Data tiers on MapR let you store, manage, and analyze data in different tiers, based on performance, cost, and capacity trade-offs, regardless of the underlying physical storage infrastructure. All your data has different characteristics and thereby mandates different requirements from the underlying data platform. With MapR data tiers, you can segregate data and easily balance between performance, cost, and capacity requirements.
We are currently in the exabyte era, where most of the data has been generated in the recent few years or is being generated on a daily basis. More and more organizations are embracing a continuous analysis model for their business decisions, which requires them to handle different types of data with varying SLAs. As organizations store more and more historical data, the characteristics of data change. Current data that is active will transition to not being actively used over time. Data platforms must be equipped to offer several capabilities to handle the data life cycle.
MapR data tiers allow you to store, manage, and analyze your ever-growing data, based on different SLAs. MapR introduces a three-tiered approach to placing and managing data:
Use replicas to protect and spread your extremely active data across the cluster, knowing it’s always available. Associate the tier with all-flash performance to achieve the maximum performance and availability. For example, an organization building a machine learning (ML) pipeline will invariably have large volumes of training data that are frequently accessed and updated for building initial and subsequent models. Depending on the rate with which the training data is updated, replicating and storing it on a high-performance tier will accelerate ML training jobs, resulting in faster building of models.
Apply erasure coding data protection while maximizing the capacity efficiency. Cost to store large volumes of data can vary widely, but with a MapR capacity tier, you can plan on reducing your overall cost in managing data. Highlighting the same ML example, using large volumes of training data will require efficient storage, while still allowing continuous updates and ingestion of new data.

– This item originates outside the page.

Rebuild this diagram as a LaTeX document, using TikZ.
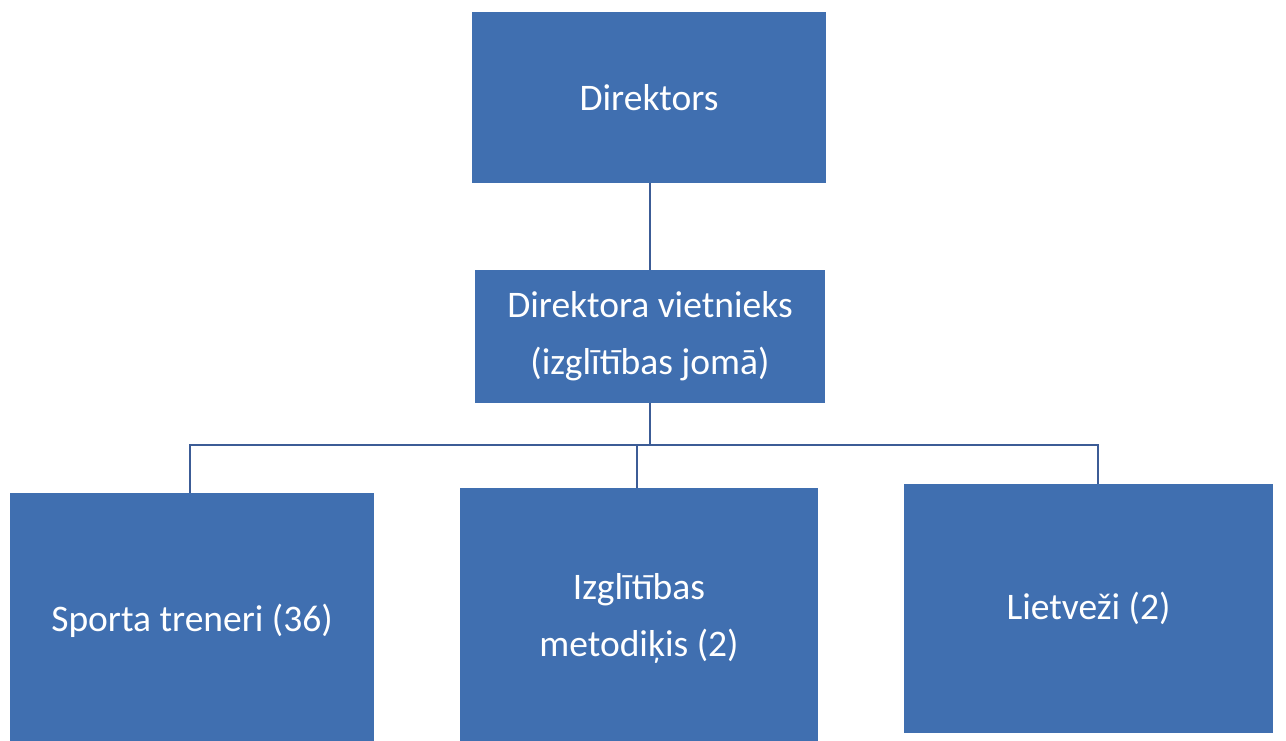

Use the MapR integration with S3-Compatible APIs for storing data long-term. Typically used for archival purposes, a MapR archive tier allows you to move data to the cloud or any S3-Compatible cheap store with the ability to bring back the data into an active, operational mode quickly.
Easily migrate and manage movement of data across the tiers, based on policies. For example, you can move data if it is older than a certain number of days.
Associate any tier with all-flash performance or spinning disks to form a combination of highly performant or highly dense tiers. For long-term archiving, tier data to any S3-compatible object store, be it a public cloud or an on-premises third party vendor supported by MapR, for a highly efficient configuration. MapR allows a mix-and-match of these tiers within a single cluster, simplifying provisioning and management of data.